The opening panel of the second day of the USC Shoah Foundation Center for Advanced Genocide Research’s Digital Holocaust Studies conference will focus on the innovative ways researchers are representing the Holocaust visually, using the latest data visualization techniques and tools.
“Digital Visualizations of Holocaust Spaces: The Broader Perspective” will be moderated by USC’s Jeremy Mikecz, from the USC Digital Humanities Program and History Department. The panel is on Tuesday, Oct. 24 in Doheny Memorial Library room 240, 9:30-11:50 a.m.
Anika Walke, from Washington University in St. Louis, will describe her research on the long aftermath of Nazi genocide in Belarus, where more than 80 percent of the Jewish population was killed during German occupation.

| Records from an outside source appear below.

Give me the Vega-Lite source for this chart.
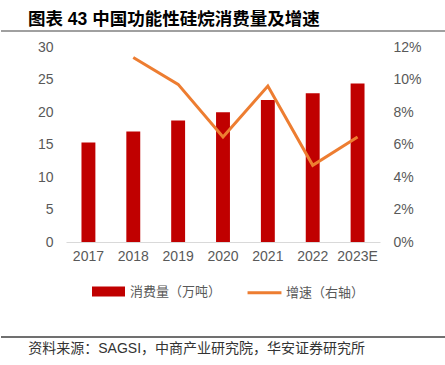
{
  "$schema": "https://vega.github.io/schema/vega-lite/v6.json",
  "padding": {"top": 10, "left": 0, "right": 0, "bottom": 0},
  "spacing": 0,
  "resolve": {"scale": {"x": "independent", "y": "independent"}},
  "config": {"view": {"stroke": null}, "font": "Liberation Sans"},
  "vconcat": [
    {
      "width": 445,
      "height": 9,
      "title": {"text": "图表 43 中国功能性硅烷消费量及增速", "anchor": "start", "dx": 28, "offset": 2, "fontSize": 17.5, "fontWeight": "bold", "font": "Liberation Sans, Noto Sans CJK SC", "color": "#000000"},
      "data": {"values": [{"part": "header"}]},
      "mark": {"type": "rule", "color": "#a0a0a0", "strokeWidth": 2},
      "encoding": {
        "x": {"datum": 0, "type": "quantitative", "scale": {"domain": [0, 1]}, "axis": null},
        "x2": {"datum": 1},
        "y": {"datum": 1, "type": "quantitative", "scale": {"domain": [0, 1]}, "axis": null}
      }
    },
    {
      "hconcat": [
        {
          "width": 1,
          "height": 1,
          "data": {"values": []},
          "mark": "point",
          "encoding": {}
        },
        {
          "width": 314,
          "height": 195,
          "data": {"values": [
            {"year": "2017", "volume": 15.3, "growth": null},
            {"year": "2018", "volume": 17.0, "growth": 0.1135},
            {"year": "2019", "volume": 18.7, "growth": 0.097},
            {"year": "2020", "volume": 19.95, "growth": 0.0646},
            {"year": "2021", "volume": 21.85, "growth": 0.096},
            {"year": "2022", "volume": 22.9, "growth": 0.0472},
            {"year": "2023E", "volume": 24.4, "growth": 0.0646}
          ]},
          "encoding": {
            "x": {"field": "year", "type": "ordinal", "sort": null,
              "scale": {"paddingInner": 0.69, "paddingOuter": 0.345},
              "axis": {"title": null, "labelAngle": 0, "labelFontSize": 14, "labelColor": "#595959", "labelPadding": 7, "ticks": false, "domainColor": "#d9d9d9", "domainWidth": 1, "labelFont": "Liberation Sans"}}
          },
          "layer": [
            {
              "mark": {"type": "bar"},
              "encoding": {
                "y": {"field": "volume", "type": "quantitative", "scale": {"domain": [0, 30]},
                  "axis": {"title": null, "values": [0, 5, 10, 15, 20, 25, 30], "grid": false, "domain": false, "ticks": false, "labelPadding": 13, "labelFontSize": 14, "labelColor": "#595959", "labelFont": "Liberation Sans"}},
                "color": {"datum": "消费量（万吨）", "type": "nominal",
                  "scale": {"domain": ["消费量（万吨）", "增速（右轴）"], "range": ["#c00000", "#ed7d31"]},
                  "legend": {"orient": "none", "legendX": 91, "legendY": 244, "direction": "horizontal", "title": null,
                    "symbolSize": 900, "labelFontSize": 13, "labelColor": "#595959", "labelFont": "Noto Sans CJK SC",
                    "labelOffset": 5, "columnPadding": 19,
                    "encode": {"symbols": {"update": {
                      "shape": {"signal": "datum.value === '消费量（万吨）' ? 'M-1,-0.23H1V0.23H-1Z' : 'M-1.13,0H1.13'"},
                      "fill": {"signal": "datum.value === '消费量（万吨）' ? '#c00000' : 'transparent'"},
                      "stroke": {"signal": "datum.value === '消费量（万吨）' ? 'transparent' : '#ed7d31'"},
                      "strokeWidth": {"value": 3},
                      "opacity": {"value": 1},
                      "fillOpacity": {"value": 1},
                      "strokeOpacity": {"value": 1}
                    }}}}
                }
              }
            },
            {
              "mark": {"type": "line", "strokeWidth": 3},
              "encoding": {
                "y": {"field": "growth", "type": "quantitative", "scale": {"domain": [0, 0.12]},
                  "axis": {"orient": "right", "title": null, "format": ".0%", "values": [0, 0.02, 0.04, 0.06, 0.08, 0.1, 0.12], "grid": false, "domain": false, "ticks": false, "labelPadding": 13, "labelFontSize": 14, "labelColor": "#595959", "labelFont": "Liberation Sans"}},
                "color": {"datum": "增速（右轴）", "type": "nominal"}
              }
            }
          ],
          "resolve": {"scale": {"y": "independent"}}
        }
      ],
      "spacing": 35,
      "resolve": {"scale": {"x": "independent", "y": "independent"}}
    },
    {
      "width": 445,
      "height": 74,
      "title": {"text": "资料来源：SAGSI，中商产业研究院，华安证券研究所", "orient": "bottom", "anchor": "start", "dx": 28, "offset": 4, "fontSize": 14, "fontWeight": "normal", "font": "Liberation Sans, Noto Sans CJK SC", "color": "#333333"},
      "data": {"values": [{"part": "footer"}]},
      "mark": {"type": "rule", "color": "#404040", "strokeWidth": 1.5},
      "encoding": {
        "x": {"datum": 0, "type": "quantitative", "scale": {"domain": [0, 1]}, "axis": null},
        "x2": {"datum": 1},
        "y": {"datum": 0, "type": "quantitative", "scale": {"domain": [0, 1]}, "axis": null}
      }
    }
  ]
}
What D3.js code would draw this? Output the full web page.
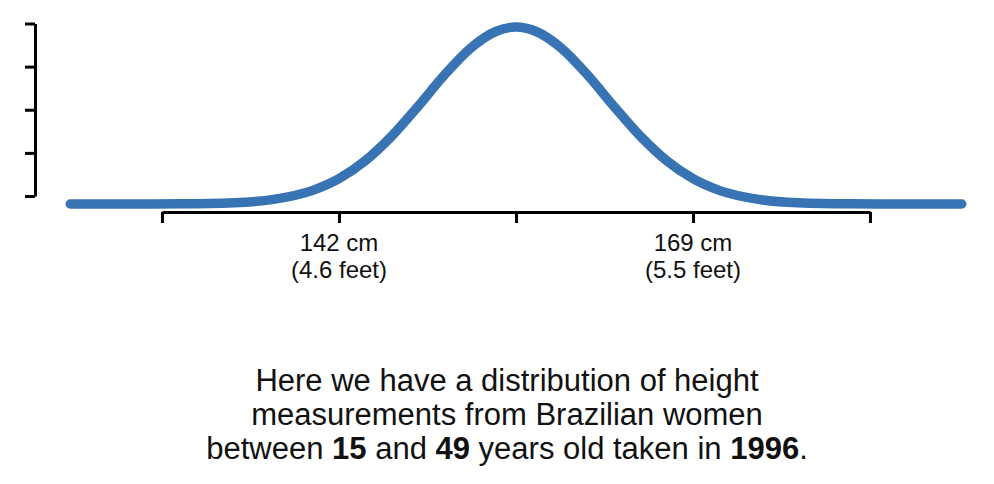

In order to force stories into open discussion and get around communities’ neglect in finding appropriate forms to commemorate the losses of major parts of their populations, Walke has made a visualization of two small Belorussian towns, Beshenkovichi and Bykhov, which have remained largely oblivious to the issues of local participation and erasure of their Jewish history.

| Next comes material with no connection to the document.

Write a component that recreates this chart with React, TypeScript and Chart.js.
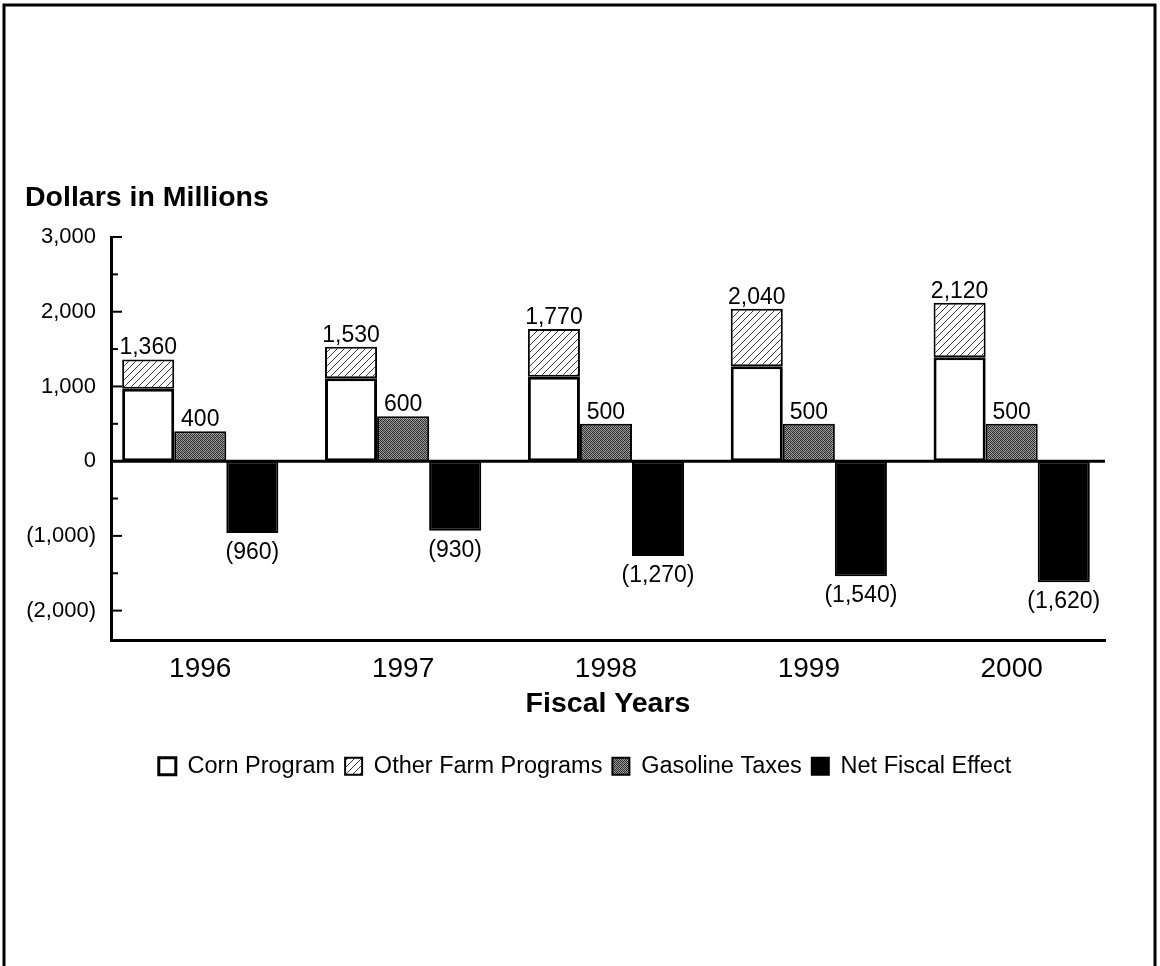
import React, { useEffect, useRef } from "react";
import { Chart, registerables } from "chart.js";

Chart.register(...registerables);

// ---- data ----
const years = ["1996", "1997", "1998", "1999", "2000"];
const cornProgram = [970, 1110, 1130, 1270, 1390];
const otherFarmPrograms = [390, 420, 640, 770, 730];
const gasolineTaxes = [400, 600, 500, 500, 500];
const netFiscalEffect = [-960, -930, -1270, -1540, -1620];
const seriesNames = ["Corn Program", "Other Farm Programs", "Gasoline Taxes", "Net Fiscal Effect"];
const yTickValues = [-2000, -1500, -1000, -500, 0, 500, 1000, 1500, 2000, 2500, 3000];
const yMajorStep = 1000;
const yMin = -2400;
const yMax = 3000;
const yTitle = "Dollars in Millions";
const xTitle = "Fiscal Years";

const FONT = "'Liberation Sans', Arial, Helvetica, sans-serif";

function fmt(v: number): string {
  const s = Math.abs(v).toLocaleString("en-US");
  return v < 0 ? `(${s})` : s;
}

function makeHatch(): CanvasPattern | string {
  const c = document.createElement("canvas");
  const n = 7;
  c.width = n;
  c.height = n;
  const g = c.getContext("2d");
  if (!g) return "#ddd";
  g.fillStyle = "#ffffff";
  g.fillRect(0, 0, n, n);
  g.strokeStyle = "#3a3a3a";
  g.lineWidth = 1;
  g.beginPath();
  g.moveTo(0, n);
  g.lineTo(n, 0);
  g.moveTo(-1, 1);
  g.lineTo(1, -1);
  g.moveTo(n - 1, n + 1);
  g.lineTo(n + 1, n - 1);
  g.stroke();
  const p = g.createPattern(c, "repeat");
  return p || "#ddd";
}

function makeStipple(): CanvasPattern | string {
  const c = document.createElement("canvas");
  const vals = [
    [30, 150, 60, 170],
    [160, 50, 140, 40],
    [70, 170, 30, 150],
    [140, 40, 160, 60],
  ];
  c.width = 4;
  c.height = 4;
  const g = c.getContext("2d");
  if (!g) return "#666";
  const img = g.createImageData(4, 4);
  for (let y = 0; y < 4; y++) {
    for (let x = 0; x < 4; x++) {
      const k = (y * 4 + x) * 4;
      const v = vals[y][x];
      img.data[k] = v;
      img.data[k + 1] = v;
      img.data[k + 2] = v;
      img.data[k + 3] = 255;
    }
  }
  g.putImageData(img, 0, 0);
  const p = g.createPattern(c, "repeat");
  return p || "#666";
}

const framePlugin = {
  id: "frame",
  beforeDraw(chart: any) {
    const { ctx, width, height } = chart;
    ctx.save();
    ctx.fillStyle = "#ffffff";
    ctx.fillRect(0, 0, width, height);
    ctx.strokeStyle = "#000";
    ctx.lineWidth = 3;
    ctx.beginPath();
    ctx.moveTo(4, height + 2);
    ctx.lineTo(4, 5);
    ctx.lineTo(width - 5, 5);
    ctx.lineTo(width - 5, height + 2);
    ctx.stroke();
    ctx.restore();
  },
};

// nudge the centred legend row so it sits under the plot as in the source
const legendNudgePlugin = {
  id: "legendNudge",
  afterLayout(chart: any) {
    const lg = chart.legend;
    if (lg) {
      lg.left += 20;
      lg.right += 20;
    }
  },
};

// axis titles: value-axis title above the axis, category title under the year labels
const axisTitlesPlugin = {
  id: "axisTitles",
  afterDraw(chart: any) {
    const { ctx, chartArea } = chart;
    ctx.save();
    ctx.fillStyle = "#000";
    ctx.font = `bold 28.5px ${FONT}`;
    ctx.textBaseline = "middle";
    ctx.textAlign = "left";
    ctx.fillText(yTitle, chartArea.left - 86, chartArea.top - 39);
    ctx.textAlign = "center";
    ctx.fillText(xTitle, (chartArea.left + chartArea.right) / 2, chartArea.bottom + 64);
    ctx.restore();
  },
};

const axisDecorPlugin = {
  id: "axisDecor",
  beforeDatasetsDraw(chart: any) {
    const { ctx, chartArea, scales } = chart;
    const y = scales.y;
    ctx.save();
    ctx.strokeStyle = "#000";
    ctx.lineWidth = 3;
    const y0 = y.getPixelForValue(0);
    ctx.beginPath();
    ctx.moveTo(chartArea.left, y0);
    ctx.lineTo(chartArea.right, y0);
    ctx.stroke();
    ctx.lineWidth = 2;
    yTickValues.forEach((v) => {
      const py = y.getPixelForValue(v);
      const len = v % yMajorStep === 0 ? 11 : 7;
      ctx.beginPath();
      ctx.moveTo(chartArea.left, py);
      ctx.lineTo(chartArea.left + len, py);
      ctx.stroke();
    });
    ctx.restore();
  },
};

const valueLabelPlugin = {
  id: "valueLabels",
  afterDatasetsDraw(chart: any) {
    const { ctx } = chart;
    const mOther = chart.getDatasetMeta(1);
    const mGas = chart.getDatasetMeta(2);
    const mNet = chart.getDatasetMeta(3);
    ctx.save();
    ctx.fillStyle = "#000";
    ctx.font = `23px ${FONT}`;
    ctx.textAlign = "center";
    years.forEach((_, i) => {
      const eo = mOther.data[i];
      const eg = mGas.data[i];
      const en = mNet.data[i];
      ctx.textBaseline = "bottom";
      ctx.fillText(fmt(cornProgram[i] + otherFarmPrograms[i]), eo.x, eo.y);
      ctx.fillText(fmt(gasolineTaxes[i]), eg.x, eg.y);
      ctx.textBaseline = "top";
      ctx.fillText(fmt(netFiscalEffect[i]), en.x, en.y + 8);
    });
    ctx.restore();
  },
};

export default function App() {
  const ref = useRef<HTMLCanvasElement | null>(null);

  useEffect(() => {
    if (!ref.current) return;
    const hatch = makeHatch();
    const stipple = makeStipple();
    const toXY = (arr: number[]) => arr.map((v, i) => ({ x: i, y: v }));
    const common = {
      borderColor: "#000",
      borderSkipped: false,
      categoryPercentage: 0.77,
      barPercentage: 1,
    };
    const chart = new Chart(ref.current, {
      type: "bar",
      data: {
        datasets: [
          { ...common, label: seriesNames[0], data: toXY(cornProgram), backgroundColor: "#ffffff", borderWidth: 3, stack: "farm" },
          { ...common, label: seriesNames[1], data: toXY(otherFarmPrograms), backgroundColor: hatch, borderWidth: 2, stack: "farm" },
          { ...common, label: seriesNames[2], data: toXY(gasolineTaxes), backgroundColor: stipple, borderWidth: 2, stack: "gas" },
          { ...common, label: seriesNames[3], data: toXY(netFiscalEffect), backgroundColor: "#000000", borderWidth: 2, stack: "net" },
        ],
      } as any,
      options: {
        animation: false,
        responsive: false,
        devicePixelRatio: 1,
        layout: { padding: { top: 237, left: 25, right: 55, bottom: 178 } },
        plugins: {
          tooltip: { enabled: false },
          title: { display: false },
          legend: {
            display: true,
            position: "bottom",
            align: "center",
            labels: {
              color: "#000",
              font: { family: FONT, size: 23.5 },
              boxWidth: 17,
              boxHeight: 17,
              padding: 10,
            },
          },
        },
        scales: {
          x: {
            type: "linear",
            offset: false,
            min: -0.44,
            max: 4.46,
            grid: { display: false, drawTicks: false, offset: false },
            border: { display: true, color: "#000", width: 3 },
            afterBuildTicks: (scale: any) => {
              scale.ticks = years.map((_, i) => ({ value: i }));
            },
            afterFit: (scale: any) => {
              scale.height = 104;
            },
            ticks: {
              color: "#000",
              padding: 15,
              font: { family: FONT, size: 28, lineHeight: 1 },
              callback: (v: any) => years[Number(v)] ?? "",
            },
            title: { display: false },
          },
          y: {
            type: "linear",
            min: yMin,
            max: yMax,
            stacked: true,
            grid: { display: false, drawTicks: false },
            border: { display: true, color: "#000", width: 3 },
            afterBuildTicks: (scale: any) => {
              scale.ticks = yTickValues.map((v) => ({ value: v }));
            },
            afterFit: (scale: any) => {
              scale.width = 86;
            },
            ticks: {
              color: "#000",
              padding: 15,
              font: { family: FONT, size: 22 },
              callback: (v: any) => (Number(v) % yMajorStep === 0 ? fmt(Number(v)) : ""),
            },
          },
        },
      } as any,
      plugins: [framePlugin, legendNudgePlugin, axisDecorPlugin, valueLabelPlugin, axisTitlesPlugin],
    });
    return () => chart.destroy();
  }, []);

  return (
    <div style={{ position: "absolute", left: 0, top: 0, width: 1160, height: 966, overflow: "hidden", background: "#fff" }}>
      <canvas ref={ref} width={1160} height={966} style={{ display: "block", width: 1160, height: 966 }} />
    </div>
  );
}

“I use visualization techniques such as mapping to show the contrast between a prewar Jewish presence that was thoroughly integrated in the local communities of the former Pale of Jewish Settlement, and postwar modes of memory and commemoration that push the memory of Jewish lives to the geographical margins of towns and villages,” Walke said.

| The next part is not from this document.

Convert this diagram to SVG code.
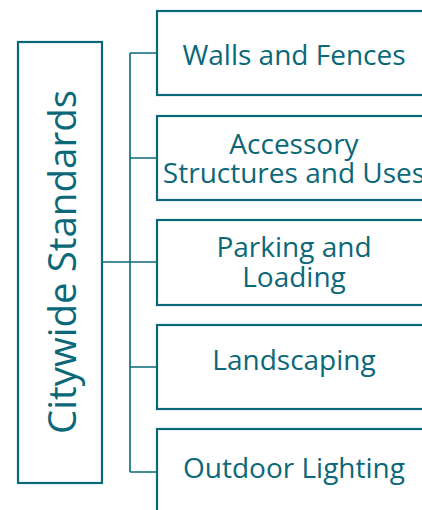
<svg xmlns="http://www.w3.org/2000/svg" width="422" height="510" viewBox="0 0 422 510">
<style>
.box{fill:#fff;stroke:#0b6878;stroke-width:2.2}
.lbl{font-family:"Open Sans","Noto Sans",sans-serif;font-size:28px;fill:#0b6878;text-anchor:middle}
.big{font-family:"Open Sans","Noto Sans",sans-serif;font-size:38.5px;fill:#0b6878;text-anchor:middle}
.conn{fill:none;stroke:#0b6878;stroke-width:1.6}
</style>
<rect width="422" height="510" fill="#fff"/>
<g id="connectors">
<path class="conn" d="M102 262H130M130 53V472M130 53H157M130 158H157M130 262H157M130 367H157M130 472H157"/>
</g>
<g id="citywide">
<rect class="box" x="18" y="42" width="84" height="441"/>
<text class="big" transform="translate(76 262) rotate(-90)">Citywide Standards</text>
</g>
<g id="walls">
<rect class="box" x="157" y="11" width="274" height="84"/>
<text class="lbl" x="294" y="65">Walls and Fences</text>
</g>
<g id="accessory">
<rect class="box" x="157" y="116" width="274" height="84"/>
<text class="lbl" x="294" y="154">Accessory</text>
<text class="lbl" x="294" y="183">Structures and Uses</text>
</g>
<g id="parking">
<rect class="box" x="157" y="220" width="274" height="85"/>
<text class="lbl" x="294" y="257">Parking and</text>
<text class="lbl" x="294" y="287">Loading</text>
</g>
<g id="landscaping">
<rect class="box" x="157" y="325" width="274" height="84"/>
<text class="lbl" x="294" y="370">Landscaping</text>
</g>
<g id="lighting">
<rect class="box" x="157" y="429" width="274" height="84"/>
<text class="lbl" x="294" y="478">Outdoor Lighting</text>
</g>
</svg>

Caroline Sturdy Colls – a research pioneer at Staffordshire University who uses archaeological and forensic techniques in investigations of genocide to identify camps, mass graves, killing sites and other sites connected to atrocities across Europe – developed the sub-discipline of Holocaust archaeology throughout her tenure working at sites all across Europe, in Poland, Germany, Serbia, The Netherlands, Ukraine, Cyprus, Norway, the Czech Republic, Bosnia-Herzegovina and Croatia.
Her discussion will center on the meshing of non-invasive techniques and traditional methods of excavation archaeologists have used to locate and record Holocaust sites and material culture, allowing new perspectives on camps, ghettos, killing sites and other complex landscapes.
Eric Steiner (Stanford) and Anne Kelly Knowles (University of Maine) will also present together about some of the problems and possibilities of Holocaust visualization. They are part of the multidisciplinary research group Holocaust Geographies Collaborative that works extensively with Holocaust data to create visualizations and maps.